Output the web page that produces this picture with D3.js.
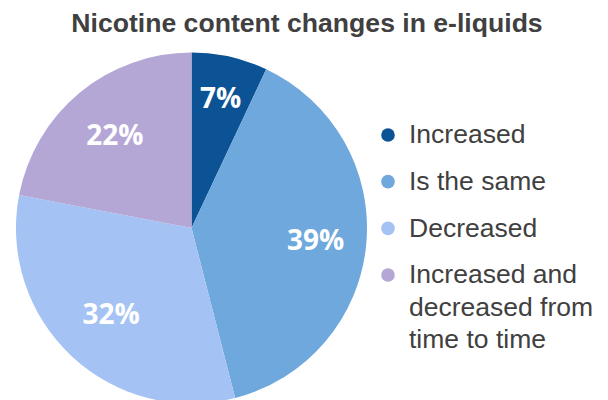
<!DOCTYPE html>
<html>
<head>
<meta charset="utf-8">
<script src="https://cdn.jsdelivr.net/npm/d3@7/dist/d3.min.js"></script>
<style>
  html, body { margin: 0; padding: 0; background: #fff; }
  svg { display: block; }
</style>
</head>
<body>
<svg id="chart" width="608" height="400"></svg>
<script>
// Survey answers: how nicotine content in e-liquids has changed
const categories = ["Increased", "Is the same", "Decreased", "Increased and decreased from time to time"];
const shares = [7, 39, 32, 22];
const legendLines = [["Increased"], ["Is the same"], ["Decreased"], ["Increased and", "decreased from", "time to time"]];
const colors = ["#0b5394", "#6fa8dc", "#a4c2f4", "#b4a7d6"];

// label distance from centre, as a fraction of the radius, per slice
const labelRadiusFactor = [0.76, 0.71, 0.67, 0.685];

const width = 608, height = 400;
const cx = 191.5, cy = 228, radius = 175.5;

const svg = d3.select("#chart");

svg.append("text")
  .attr("x", 307)
  .attr("y", 31.5)
  .attr("text-anchor", "middle")
  .attr("font-family", "'Liberation Sans', Arial, sans-serif")
  .attr("font-weight", "bold")
  .attr("font-size", "26.6px")
  .attr("fill", "#404040")
  .text("Nicotine content changes in e-liquids");

const data = categories.map((c, i) => ({ category: c, value: shares[i], color: colors[i], idx: i }));

const pie = d3.pie().sort(null).value(d => d.value);
const arcs = pie(data);
const arc = d3.arc().innerRadius(0).outerRadius(radius);

const g = svg.append("g").attr("transform", `translate(${cx},${cy})`);

g.selectAll("path.slice")
  .data(arcs)
  .join("path")
  .attr("class", "slice")
  .attr("d", arc)
  .attr("fill", d => d.data.color);

g.selectAll("text.pct")
  .data(arcs)
  .join("text")
  .attr("class", "pct")
  .attr("transform", d => {
    const r = radius * labelRadiusFactor[d.data.idx];
    const lab = d3.arc().innerRadius(r).outerRadius(r);
    const [x, y] = lab.centroid(d);
    return `translate(${x},${y})`;
  })
  .attr("text-anchor", "middle")
  .attr("dy", "0.36em")
  .attr("font-family", "'Open Sans', 'Noto Sans', sans-serif")
  .attr("font-weight", "bold")
  .attr("font-size", "28px")
  .attr("fill", "#ffffff")
  .text(d => d.data.value + "%");

// legend
const rowY = d3.scalePoint().domain(categories).range([135, 275]);
const lineH = 32.5;

const legend = svg.append("g");
const rows = legend.selectAll("g.row")
  .data(data)
  .join("g")
  .attr("class", "row")
  .attr("transform", d => `translate(388,${rowY(d.category)})`);

rows.append("circle")
  .attr("r", 6.8)
  .attr("fill", d => d.color);

rows.append("text")
  .attr("x", 21)
  .attr("font-family", "'Liberation Sans', Arial, sans-serif")
  .attr("font-size", "26.5px")
  .attr("fill", "#404040")
  .selectAll("tspan")
  .data(d => legendLines[d.idx])
  .join("tspan")
  .attr("x", 21)
  .attr("y", (t, i) => i * lineH)
  .attr("dy", "0.32em")
  .text(t => t);
</script>
</body>
</html>
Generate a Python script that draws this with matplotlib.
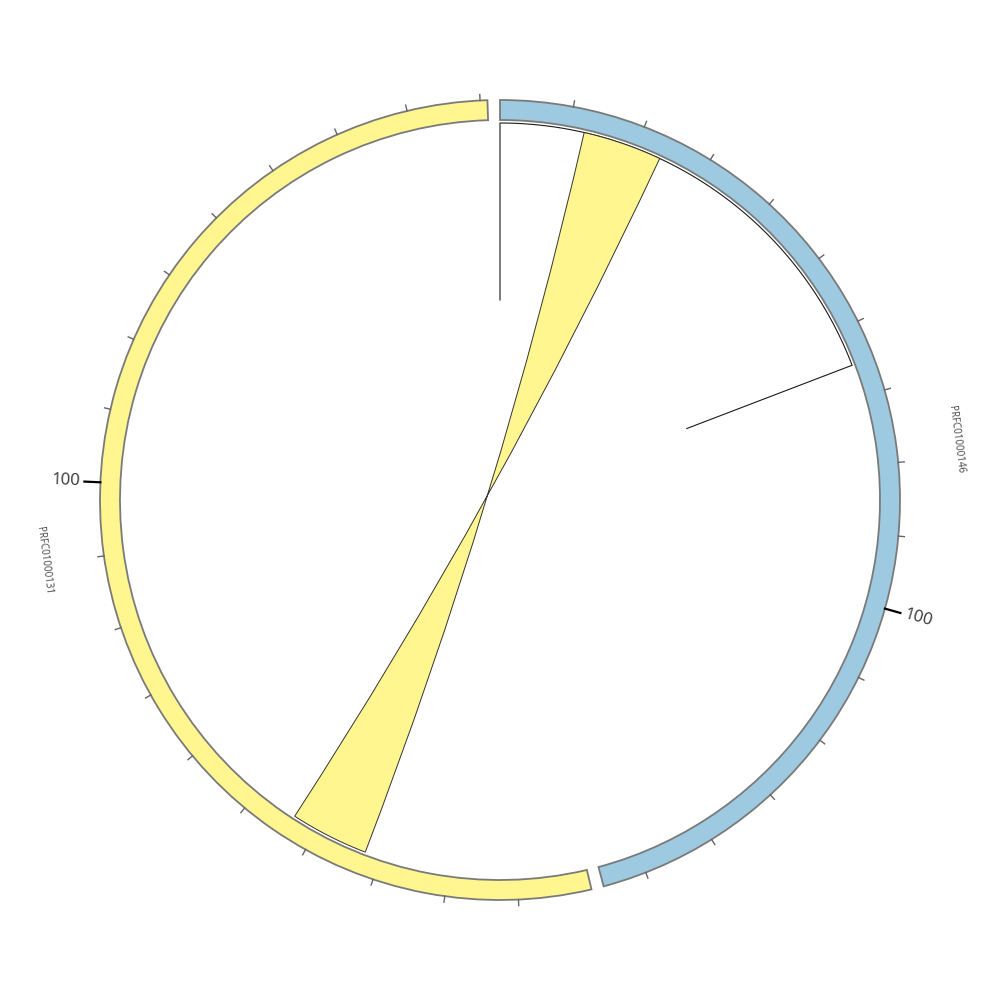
import numpy as np
import matplotlib
matplotlib.use("Agg")
from matplotlib import pyplot as plt
from matplotlib.patches import Wedge, PathPatch
from matplotlib.path import Path

# ideograms (name, length, colour)
names = ["PRFC01000146", "PRFC01000131"]
lengths = [156, 181]
colors = ["#9ecae1", "#fff68f"]

# links: (chrom1, start1, end1, chrom2, start2, end2, fill)
link_a = [0, 12.2, 23.7, 1, 32.3, 43.7, "#fff68f"]
# truncated white link on the first ideogram
link_b = [0, 0.0, 65.3]

tick_step = 10
major_tick = 100

GAP = 1.8
R_OUT, R_IN, R_LINK = 400, 380, 377

total = sum(lengths)
deg_per_unit = (360 - GAP * len(lengths)) / total
starts = []
a = 0.0
for L in lengths:
    starts.append(a)
    a += L * deg_per_unit + GAP


def ang(ci, pos):
    return starts[ci] + pos * deg_per_unit


def xy(theta, r):
    t = np.radians(theta)
    return r * np.sin(t), r * np.cos(t)


def arc_pts(t1, t2, r, n=60):
    ts = np.linspace(t1, t2, n)
    return [xy(t, r) for t in ts]


fig = plt.figure(figsize=(10, 10), dpi=100)
ax = fig.add_axes([0, 0, 1, 1])
ax.set_xlim(-500, 500)
ax.set_ylim(-500, 500)
ax.set_aspect("equal")
ax.axis("off")

# white truncated link
c, s, e = link_b
t1, t2 = ang(c, s), ang(c, e)
pts = [xy(t1, 200)] + arc_pts(t1, t2, R_LINK) + [xy(t2, 200)]
pts = np.array(pts)
ax.fill(pts[:, 0], pts[:, 1], color="white", zorder=1)
ax.plot(pts[:, 0], pts[:, 1], color="#1a1a1a", lw=0.8, zorder=2)

# yellow link with quadratic bezier through centre
c1, s1, e1, c2, s2, e2, fc = link_a
a1, a2 = ang(c1, s1), ang(c1, e1)
b1, b2 = ang(c2, s2), ang(c2, e2)
verts, codes = [], []
arc1 = arc_pts(a1, a2, R_LINK)
verts += arc1
codes += [Path.MOVETO] + [Path.LINETO] * (len(arc1) - 1)
verts += [(0, 0), xy(b2, R_LINK)]
codes += [Path.CURVE3, Path.CURVE3]
arc2 = arc_pts(b2, b1, R_LINK)[1:]
verts += arc2
codes += [Path.LINETO] * len(arc2)
verts += [(0, 0), xy(a1, R_LINK)]
codes += [Path.CURVE3, Path.CURVE3]
ax.add_patch(PathPatch(Path(verts, codes), facecolor=fc, edgecolor="#333333",
                       lw=0.7, zorder=3))

# ideograms, ticks and labels
for i, (name, L, col) in enumerate(zip(names, lengths, colors)):
    t1, t2 = ang(i, 0), ang(i, L)
    ax.add_patch(Wedge((0, 0), R_OUT, 90 - t2, 90 - t1, width=R_OUT - R_IN,
                       facecolor=col, edgecolor="#7a7a7a", lw=1.3, zorder=4))
    for p in range(tick_step, L + 1, tick_step):
        t = ang(i, p)
        if p % major_tick == 0:
            x0, y0 = xy(t, R_OUT)
            x1, y1 = xy(t, R_OUT + 16)
            ax.plot([x0, x1], [y0, y1], color="black", lw=1.6, zorder=5)
            tx, ty = xy(t, R_OUT + 20)
            rot = 90 - t
            ha = "left"
            if t > 180:
                rot += 180
                ha = "right"
            ax.text(tx, ty, str(p), rotation=rot, rotation_mode="anchor",
                    ha=ha, va="center", fontsize=12, color="#333333",
                    family="Open Sans")
        else:
            x0, y0 = xy(t, R_OUT)
            x1, y1 = xy(t, R_OUT + 6)
            ax.plot([x0, x1], [y0, y1], color="#666666", lw=1.0, zorder=5)
    tm = ang(i, L / 2)
    lx, ly = xy(tm, 460)
    rot = -tm if tm < 180 else 180 - tm
    ax.text(lx, ly, name, rotation=rot, rotation_mode="anchor", ha="center",
            va="center", fontsize=7, color="#444444", family="Open Sans")

fig.savefig("out.png", dpi=100)
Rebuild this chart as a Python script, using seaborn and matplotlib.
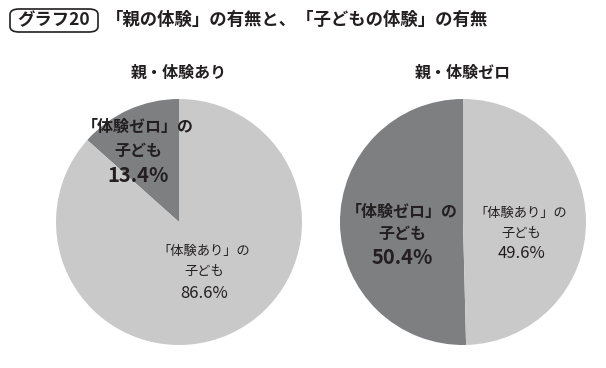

• [Exercise task]: Exclude all images and restate the records above word for word.

• [Task output]:
Output the web page that produces this picture with D3.js.
<!DOCTYPE html>
<html>
<head>
<meta charset="utf-8">
<script src="https://cdn.jsdelivr.net/npm/d3@7/dist/d3.min.js"></script>
<style>
  html, body { margin: 0; padding: 0; background: #fff; }
  svg { display: block; }
</style>
</head>
<body>
<svg id="chart" width="608" height="400"></svg>
<script>
// Survey answers: how nicotine content in e-liquids has changed
const categories = ["Increased", "Is the same", "Decreased", "Increased and decreased from time to time"];
const shares = [7, 39, 32, 22];
const legendLines = [["Increased"], ["Is the same"], ["Decreased"], ["Increased and", "decreased from", "time to time"]];
const colors = ["#0b5394", "#6fa8dc", "#a4c2f4", "#b4a7d6"];

// label distance from centre, as a fraction of the radius, per slice
const labelRadiusFactor = [0.76, 0.71, 0.67, 0.685];

const width = 608, height = 400;
const cx = 191.5, cy = 228, radius = 175.5;

const svg = d3.select("#chart");

svg.append("text")
  .attr("x", 307)
  .attr("y", 31.5)
  .attr("text-anchor", "middle")
  .attr("font-family", "'Liberation Sans', Arial, sans-serif")
  .attr("font-weight", "bold")
  .attr("font-size", "26.6px")
  .attr("fill", "#404040")
  .text("Nicotine content changes in e-liquids");

const data = categories.map((c, i) => ({ category: c, value: shares[i], color: colors[i], idx: i }));

const pie = d3.pie().sort(null).value(d => d.value);
const arcs = pie(data);
const arc = d3.arc().innerRadius(0).outerRadius(radius);

const g = svg.append("g").attr("transform", `translate(${cx},${cy})`);

g.selectAll("path.slice")
  .data(arcs)
  .join("path")
  .attr("class", "slice")
  .attr("d", arc)
  .attr("fill", d => d.data.color);

g.selectAll("text.pct")
  .data(arcs)
  .join("text")
  .attr("class", "pct")
  .attr("transform", d => {
    const r = radius * labelRadiusFactor[d.data.idx];
    const lab = d3.arc().innerRadius(r).outerRadius(r);
    const [x, y] = lab.centroid(d);
    return `translate(${x},${y})`;
  })
  .attr("text-anchor", "middle")
  .attr("dy", "0.36em")
  .attr("font-family", "'Open Sans', 'Noto Sans', sans-serif")
  .attr("font-weight", "bold")
  .attr("font-size", "28px")
  .attr("fill", "#ffffff")
  .text(d => d.data.value + "%");

// legend
const rowY = d3.scalePoint().domain(categories).range([135, 275]);
const lineH = 32.5;

const legend = svg.append("g");
const rows = legend.selectAll("g.row")
  .data(data)
  .join("g")
  .attr("class", "row")
  .attr("transform", d => `translate(388,${rowY(d.category)})`);

rows.append("circle")
  .attr("r", 6.8)
  .attr("fill", d => d.color);

rows.append("text")
  .attr("x", 21)
  .attr("font-family", "'Liberation Sans', Arial, sans-serif")
  .attr("font-size", "26.5px")
  .attr("fill", "#404040")
  .selectAll("tspan")
  .data(d => legendLines[d.idx])
  .join("tspan")
  .attr("x", 21)
  .attr("y", (t, i) => i * lineH)
  .attr("dy", "0.32em")
  .text(t => t);
</script>
</body>
</html>
Generate a Python script that draws this with matplotlib.
import numpy as np
import matplotlib
matplotlib.use("Agg")
from matplotlib import pyplot as plt
from matplotlib.patches import Wedge, PathPatch
from matplotlib.path import Path

# ideograms (name, length, colour)
names = ["PRFC01000146", "PRFC01000131"]
lengths = [156, 181]
colors = ["#9ecae1", "#fff68f"]

# links: (chrom1, start1, end1, chrom2, start2, end2, fill)
link_a = [0, 12.2, 23.7, 1, 32.3, 43.7, "#fff68f"]
# truncated white link on the first ideogram
link_b = [0, 0.0, 65.3]

tick_step = 10
major_tick = 100

GAP = 1.8
R_OUT, R_IN, R_LINK = 400, 380, 377

total = sum(lengths)
deg_per_unit = (360 - GAP * len(lengths)) / total
starts = []
a = 0.0
for L in lengths:
    starts.append(a)
    a += L * deg_per_unit + GAP


def ang(ci, pos):
    return starts[ci] + pos * deg_per_unit


def xy(theta, r):
    t = np.radians(theta)
    return r * np.sin(t), r * np.cos(t)


def arc_pts(t1, t2, r, n=60):
    ts = np.linspace(t1, t2, n)
    return [xy(t, r) for t in ts]


fig = plt.figure(figsize=(10, 10), dpi=100)
ax = fig.add_axes([0, 0, 1, 1])
ax.set_xlim(-500, 500)
ax.set_ylim(-500, 500)
ax.set_aspect("equal")
ax.axis("off")

# white truncated link
c, s, e = link_b
t1, t2 = ang(c, s), ang(c, e)
pts = [xy(t1, 200)] + arc_pts(t1, t2, R_LINK) + [xy(t2, 200)]
pts = np.array(pts)
ax.fill(pts[:, 0], pts[:, 1], color="white", zorder=1)
ax.plot(pts[:, 0], pts[:, 1], color="#1a1a1a", lw=0.8, zorder=2)

# yellow link with quadratic bezier through centre
c1, s1, e1, c2, s2, e2, fc = link_a
a1, a2 = ang(c1, s1), ang(c1, e1)
b1, b2 = ang(c2, s2), ang(c2, e2)
verts, codes = [], []
arc1 = arc_pts(a1, a2, R_LINK)
verts += arc1
codes += [Path.MOVETO] + [Path.LINETO] * (len(arc1) - 1)
verts += [(0, 0), xy(b2, R_LINK)]
codes += [Path.CURVE3, Path.CURVE3]
arc2 = arc_pts(b2, b1, R_LINK)[1:]
verts += arc2
codes += [Path.LINETO] * len(arc2)
verts += [(0, 0), xy(a1, R_LINK)]
codes += [Path.CURVE3, Path.CURVE3]
ax.add_patch(PathPatch(Path(verts, codes), facecolor=fc, edgecolor="#333333",
                       lw=0.7, zorder=3))

# ideograms, ticks and labels
for i, (name, L, col) in enumerate(zip(names, lengths, colors)):
    t1, t2 = ang(i, 0), ang(i, L)
    ax.add_patch(Wedge((0, 0), R_OUT, 90 - t2, 90 - t1, width=R_OUT - R_IN,
                       facecolor=col, edgecolor="#7a7a7a", lw=1.3, zorder=4))
    for p in range(tick_step, L + 1, tick_step):
        t = ang(i, p)
        if p % major_tick == 0:
            x0, y0 = xy(t, R_OUT)
            x1, y1 = xy(t, R_OUT + 16)
            ax.plot([x0, x1], [y0, y1], color="black", lw=1.6, zorder=5)
            tx, ty = xy(t, R_OUT + 20)
            rot = 90 - t
            ha = "left"
            if t > 180:
                rot += 180
                ha = "right"
            ax.text(tx, ty, str(p), rotation=rot, rotation_mode="anchor",
                    ha=ha, va="center", fontsize=12, color="#333333",
                    family="Open Sans")
        else:
            x0, y0 = xy(t, R_OUT)
            x1, y1 = xy(t, R_OUT + 6)
            ax.plot([x0, x1], [y0, y1], color="#666666", lw=1.0, zorder=5)
    tm = ang(i, L / 2)
    lx, ly = xy(tm, 460)
    rot = -tm if tm < 180 else 180 - tm
    ax.text(lx, ly, name, rotation=rot, rotation_mode="anchor", ha="center",
            va="center", fontsize=7, color="#444444", family="Open Sans")

fig.savefig("out.png", dpi=100)
Rebuild this chart as a Python script, using seaborn and matplotlib.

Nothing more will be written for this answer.